Dharini or Dharini mantras are visualizations of mantras chanted for attaining shanti (peace), pushti (enrichment), vashikaran (enchantment) and abhichara (malefic ends). The nature of dharini is cosmic. There are softly chanted or repeated in a subtle tone. Millions of stotras and mystic spells are interspersed in the texts and devotional songs, but these are not all dharinis; dharinis are intuitional expressions of the siddhas. The earliest traces of dharini are found in Nasadiya sukta of Rig Veda (Rig X 1.29) which probes into the mystery of the universe.

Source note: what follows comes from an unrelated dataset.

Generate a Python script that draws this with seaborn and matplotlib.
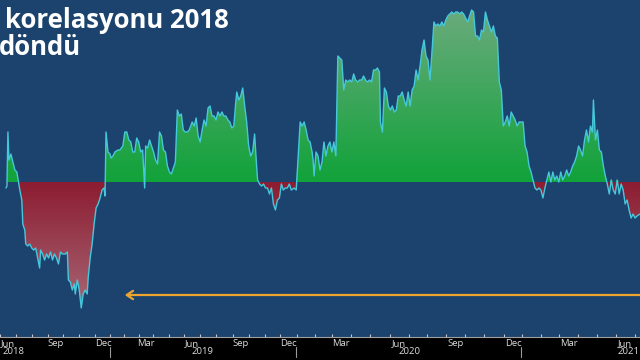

The Samhita mantras are ritualistic and edificatory in practice. A sukta of Rig Veda consoles the prana (vital breath) to be fearless like the “winds and the interspace.”

Yatha vayuscarant ariksham – ca na vibhito na rishyatah.
Eva me prana ma vibheh, eva ma prana na rishyatah. (Saunaka Samhita, 2-15)

There has been a long tradition of dharini mantra texts and hymnal compositions that expanded into malefic rites and abhicharas as ordained in the fire-offering sacrifices of the Grihya and Srauta Sutras as the Vasat rite of Grihya Sutra (Aitareya Brahmana, 3.7) and sacrifices of the Srauta yajnas as the Agnistoma, the Sautramani and the Vajapeya.

The dharinis are of infinite diversity from a bija (syllable) or a group of morphemes coded words that are cast in a yantra in a mandala containing geometric and alphabetic figures embossed on small plates of gold, silver, or copper. The mystic spells cast on yantra are efficacious in recovery of health, wealth, child bearing and any other desire.

Dharini mantras are also found in Buddhism.

The two classes of dharinis in Buddhism may be distinguished into : Ashvaghosha's Buddha Gandi stava in its mild form and spells in terrific form dedicated to wrathful deities for malefic purpose as in Vajrayana mandala sadhanavidhis of Krodh Raja Vajrasanijvala nama mandala; and Vajrabhairava beli.